1) Pick tasks where perception removes manual babysitting

Good early targets:

  • depalletizing with variable cases
  • induction/packing where item placement varies
  • bin picking with moderate SKU variety
  • kitting for stable product families

Be wary of tasks where the exception rate is inherently high unless you have a solid fallback workflow.

2) Measure exceptions like a product team

Track:

  • intervention rate (per 1,000 picks/placements)
  • average recovery time
  • top 10 failure modes (with images/logs)
  • throughput variance across shifts and SKU mixes

Perceptive AI improves when you feed it real failure data. If you don’t capture it, you’ll keep paying humans to patch the gaps.

3) Demand integration proof, not promises

Ask vendors/integrators to demonstrate:

  • WMS/WES hooks (orders, status, fault codes)
  • simulation-to-real deployment workflow
  • controller API maturity (including versioning)
  • safety behavior under degraded perception (dirty lens, poor lighting)

4) Design “human assist” as a first-class workflow

The winning systems assume humans will help—just less often.

A good human-assist design includes:

  • one-tap “teach” or confirm steps
  • clear visual fault context
  • fast handoff and resumption
  • remote monitoring for multi-cell sites

That’s how you scale without needing one technician per robot.

Where this is headed in 2026: perceptive robots as flexible capacity

Perceptive AI robots are becoming the flexible capacity layer warehouses have been trying to build for decades: automation that doesn’t collapse under variability.
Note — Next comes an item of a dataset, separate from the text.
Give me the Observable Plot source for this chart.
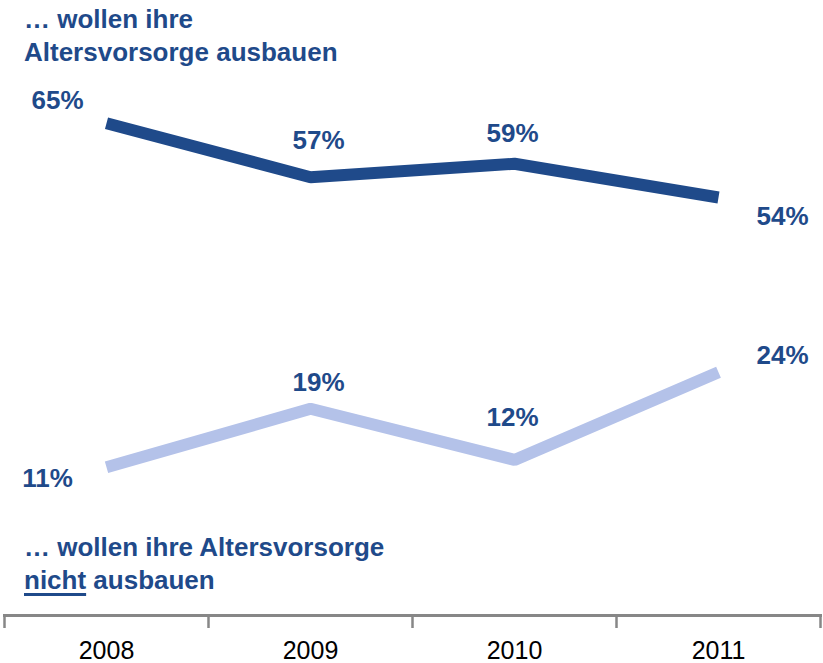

The near-term winners won’t be the vendors shouting “open” or “closed.” They’ll be the ones that deliver a clear differentiation layer for logistics operators:

  • validated safety in dynamic environments
  • reusable task libraries (pack, pick, palletize, load/unload)
  • high-quality operational data pipelines
  • lifecycle support across multiple sites

If you’re serious about AI in transportation and logistics, the question to ask your team before the next automation pilot is straightforward: Which of our manual processes exists only because robots can’t handle variability—and what would change if they could?